STAGE TO SCREENS: Andrew Rannells, From The Book of Mormon to TV's "The New Normal"

By Christopher Wallenberg
11 Sep 2012

Rannells in The Book of Mormon.
Photo by Joan Marcus

There does seem to be more Broadway stars and actors associated with theatre working in television than ever before — from the regulars and guest stars that pop up on "30 Rock" and "The Good Wife" to Laura Linney and Mary-Louise Parker, Audra McDonald on "Private Practice," Sutton Foster on "Bunheads," and Laura Benanti on the new Matthew Perry series "Go On."
AR: People keep asking me about this trend of Broadway performers transitioning into TV and film. I think it's cyclical though. It happens every 10 or 15 years. So I'm really thrilled to be a part of this current wave. But you know, there's been a lot of really great folks that have come from the Broadway and theatre worlds that sometimes people forget. Jane Krakowski and Taye Diggs and Jesse Martin all came from Broadway. They've been on TV for so long that you forget musical-theatre is where they actually started.
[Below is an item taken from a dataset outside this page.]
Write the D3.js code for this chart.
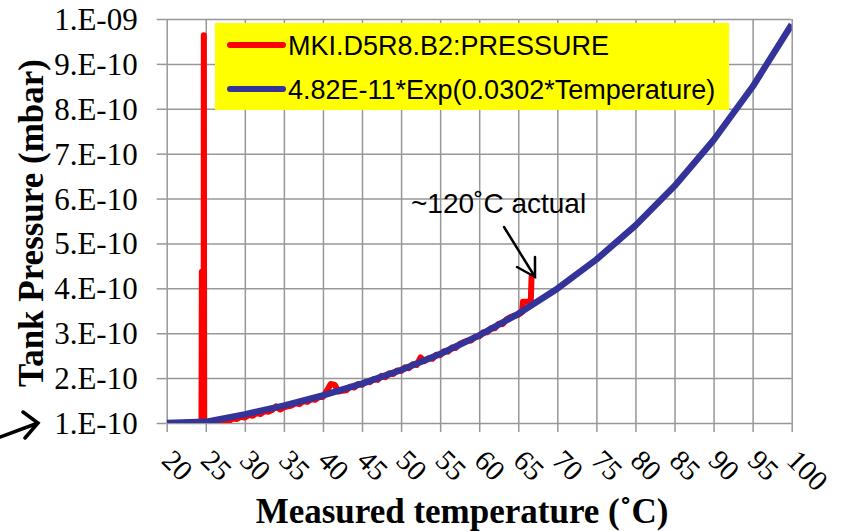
<!DOCTYPE html>
<html>
<head>
<meta charset="utf-8">
<script src="https://cdn.jsdelivr.net/npm/d3@7"></script>
<style>
  body { margin: 0; background: #fff; }
  svg { display: block; }
</style>
</head>
<body>
<div id="chart"></div>
<script>
// --- data (pressure in mbar) ---
const xTicks = [20, 25, 30, 35, 40, 45, 50, 55, 60, 65, 70, 75, 80, 85, 90, 95, 100];
const yTicks = [1e-10, 2e-10, 3e-10, 4e-10, 5e-10, 6e-10, 7e-10, 8e-10, 9e-10, 1e-9];
const yTickLabels = ["1.E-10", "2.E-10", "3.E-10", "4.E-10", "5.E-10", "6.E-10", "7.E-10", "8.E-10", "9.E-10", "1.E-09"];

// fit curve, sampled every 5 degC
const fitTemps = [20, 25, 30, 35, 40, 45, 50, 55, 60, 65, 70, 75, 80, 85, 90, 95, 100];
const fitPressure = [0.882e-10, 1.026e-10, 1.193e-10, 1.387e-10, 1.613e-10, 1.876e-10, 2.182e-10, 2.538e-10,
  2.951e-10, 3.432e-10, 3.992e-10, 4.642e-10, 5.399e-10, 6.279e-10, 7.303e-10, 8.493e-10, 9.877e-10];

// measured tank pressure (units of 1E-10 mbar)
const measTemps = [24.45, 24.50, 24.52, 24.73, 24.75, 24.80, 25.0, 25.5, 26.0, 26.5, 27.0, 27.5, 28.0, 28.5, 29.0, 29.5,
  30.0, 30.5, 31.0, 31.5, 32.0, 32.5, 33.0, 33.5, 34.0, 34.5, 35.0, 35.5, 36.0, 36.5, 37.0, 37.5, 38.0, 38.5,
  39.0, 39.5, 40.0, 40.5, 41.0, 41.5, 42.0, 42.5, 43.0, 43.5, 44.0, 44.5, 45.0, 45.5, 46.0, 46.5, 47.0, 47.5,
  48.0, 48.5, 49.0, 49.5, 50.0, 50.5, 51.0, 51.5, 52.0, 52.5, 53.0, 53.5, 54.0, 54.5, 55.0, 55.5, 56.0, 56.5,
  57.0, 57.5, 58.0, 58.5, 59.0, 59.5, 60.0, 60.5, 61.0, 61.5, 62.0, 62.5, 63.0, 63.5, 64.0, 64.5, 65.0, 65.5,
  65.6, 66.6, 66.7];
const measPressure = [1.00, 4.37, 1.00, 1.00, 9.64, 1.00, 0.99, 1.00, 1.00, 1.03, 1.02, 1.07, 1.05, 1.10, 1.09, 1.14,
  1.12, 1.18, 1.16, 1.22, 1.20, 1.26, 1.25, 1.29, 1.37, 1.30, 1.35, 1.37, 1.39, 1.44, 1.42, 1.49, 1.47, 1.53,
  1.52, 1.58, 1.58, 1.72, 1.87, 1.85, 1.70, 1.72, 1.73, 1.81, 1.79, 1.87, 1.85, 1.92, 1.91, 1.98, 1.96, 2.05,
  2.02, 2.11, 2.09, 2.17, 2.16, 2.24, 2.22, 2.31, 2.29, 2.46, 2.38, 2.44, 2.43, 2.52, 2.51, 2.60, 2.59, 2.68,
  2.67, 2.76, 2.80, 2.83, 2.84, 2.92, 2.93, 3.02, 3.02, 3.11, 3.11, 3.21, 3.20, 3.31, 3.36, 3.39, 3.41, 3.47,
  3.70, 3.70, 4.25];

const seriesNames = ["MKI.D5R8.B2:PRESSURE", "4.82E-11*Exp(0.0302*Temperature)"];
const seriesColors = ["#ff0000", "#333399"];

// --- layout ---
const W = 847, H = 531;
const margin = { left: 166.7, right: 55.3, top: 19, bottom: 108 };
const pw = W - margin.left - margin.right;
const ph = H - margin.top - margin.bottom;
const serif = "'Liberation Serif', 'Times New Roman', serif";
const sans = "'Liberation Sans', Arial, sans-serif";

const svg = d3.select("#chart").append("svg")
  .attr("width", W)
  .attr("height", H);

const x = d3.scaleLinear().domain([20, 100]).range([0, pw]);
const y = d3.scaleLinear().domain([1e-10, 1e-9]).range([ph, 0]).clamp(true);

const g = svg.append("g").attr("transform", `translate(${margin.left},${margin.top})`);

svg.append("defs").append("clipPath").attr("id", "plot-clip")
  .append("rect").attr("width", pw).attr("height", ph);

// gridlines
g.append("g")
  .attr("class", "grid")
  .call(d3.axisLeft(y).tickValues(yTicks).tickSize(-pw).tickFormat(""))
  .call(s => s.select(".domain").remove());
g.append("g")
  .attr("class", "grid")
  .attr("transform", `translate(0,${ph})`)
  .call(d3.axisBottom(x).tickValues(xTicks).tickSize(-ph).tickFormat(""))
  .call(s => s.select(".domain").remove());
g.selectAll(".grid line").attr("stroke", "#979797").attr("stroke-width", 1.5);

// y axis
const yAxis = g.append("g")
  .call(d3.axisLeft(y).tickValues(yTicks).tickSize(10).tickPadding(19)
    .tickFormat((d, i) => yTickLabels[i]));
yAxis.select(".domain").remove();
yAxis.selectAll("line").attr("stroke", "#979797").attr("stroke-width", 1.5);
yAxis.selectAll("text")
  .attr("dy", "0.34em")
  .style("font-family", serif)
  .style("font-size", "31px")
  .attr("fill", "#000");

// x axis
const xAxis = g.append("g")
  .attr("transform", `translate(0,${ph})`)
  .call(d3.axisBottom(x).tickValues(xTicks).tickSize(9));
xAxis.select(".domain").remove();
xAxis.selectAll("line").attr("stroke", "#979797").attr("stroke-width", 1.5);
xAxis.selectAll("text")
  .attr("x", 0).attr("y", 0).attr("dy", null)
  .attr("transform", "translate(-7,39) rotate(45)")
  .style("text-anchor", "start")
  .style("font-family", serif)
  .style("font-size", "29px")
  .attr("fill", "#000");

// series
const measured = measTemps.map((t, i) => [t, measPressure[i] * 1e-10]);
const fitted = fitTemps.map((t, i) => [t, fitPressure[i]]);
const line = d3.line().x(d => x(d[0])).y(d => y(d[1]));

const plot = g.append("g").attr("clip-path", "url(#plot-clip)");
plot.append("path")
  .datum(measured)
  .attr("d", line)
  .attr("fill", "none")
  .attr("stroke", seriesColors[0])
  .attr("stroke-width", 6)
  .attr("stroke-linejoin", "round")
  .attr("stroke-linecap", "round");
plot.append("path")
  .datum(fitted)
  .attr("d", line)
  .attr("fill", "none")
  .attr("stroke", seriesColors[1])
  .attr("stroke-width", 6.5)
  .attr("stroke-linejoin", "round");

// legend
const legend = svg.append("g").attr("transform", "translate(215,23)");
legend.append("rect").attr("width", 514).attr("height", 87).attr("fill", "#ffff00");
seriesNames.forEach((name, i) => {
  const ly = 22 + i * 44;
  legend.append("line")
    .attr("x1", 15).attr("x2", 68).attr("y1", ly).attr("y2", ly)
    .attr("stroke", seriesColors[i]).attr("stroke-width", 6).attr("stroke-linecap", "round");
  legend.append("text")
    .attr("x", 73).attr("y", ly + 9.5)
    .style("font-family", sans).style("font-size", "27px")
    .text(name);
});

// axis titles
svg.append("text")
  .attr("transform", `translate(43,${margin.top + ph / 2 + 2}) rotate(-90)`)
  .attr("text-anchor", "middle")
  .style("font-family", serif).style("font-size", "35px").style("font-weight", "bold")
  .text("Tank Pressure (mbar)");
svg.append("text")
  .attr("x", 462).attr("y", 523)
  .attr("text-anchor", "middle")
  .style("font-family", serif).style("font-size", "35px").style("font-weight", "bold")
  .text("Measured temperature (˚C)");

// annotation
svg.append("text")
  .attr("x", 411).attr("y", 213)
  .style("font-family", sans).style("font-size", "28px")
  .text("~120˚C actual");

const arrows = svg.append("g").attr("fill", "none").attr("stroke", "#000").attr("stroke-linecap", "round");
arrows.append("path").attr("stroke-width", 2.5)
  .attr("d", "M504,227 L535,277 M517,267 L535,277 L535,257");
arrows.append("path").attr("stroke-width", 3.5)
  .attr("d", "M0,437 L38,423 M23,412 L38,423 L25,438");
</script>
</body>
</html>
Why do you think it's so challenging for Broadway actors with a resume dominated by musical theatre to get casting agents, directors, and producers to be open-minded and take them seriously in the casting process?
AR: As an actor, particularly in theatre, you're trying to get jobs on TV; but you're also losing jobs in theatre to people who are on television. [Laughs.] I had many, many auditions for things that ended up going to someone who had been on a single TV show or who had done a single movie — and it didn't really matter how successful it was. Casting directors, I think, are just drawn to those people, because they feel like there's more momentum there or something. So it can be very frustrating as a theatre actor, because you kind of get stuck in the middle sometimes. That's why The Book of Mormon was a real gift for me, because Trey [Parker] and Matt [Stone] came in not really caring about any of those rules that theatre casting directors sometimes follow. They didn't want to cast a celebrity. They didn't want a star. They wanted to find somebody who they thought was funny and that would serve their show well. I had never opened a show on Broadway before; I didn't have a TV series; I was never in a movie. And they gave me that opportunity, in a way that I think a lot of other New York theatre folks were not willing to take those chances. But Trey and Matt did. So I will always be grateful to them for that.

Are Trey and Matt working on a Book of Mormon movie? Is there any truth to that rumor? Do you think it will happen?
A: You know, there's a listing on IMdb that is bullshit, I'll be honest. I think that you can post things on IMdb sometimes without any credentials. So that page was created, and I think it caused a lot of rumors and a lot of jibber-jabber. For Trey and Matt and Bobby [Lopez], I think that their focus now is getting the new tour on its feet, getting the production in Chicago up and running, and then getting the production in London set. And they're committed to making great theatre, which is amazing. So to my knowledge, they're not in a huge rush to make a movie out of this.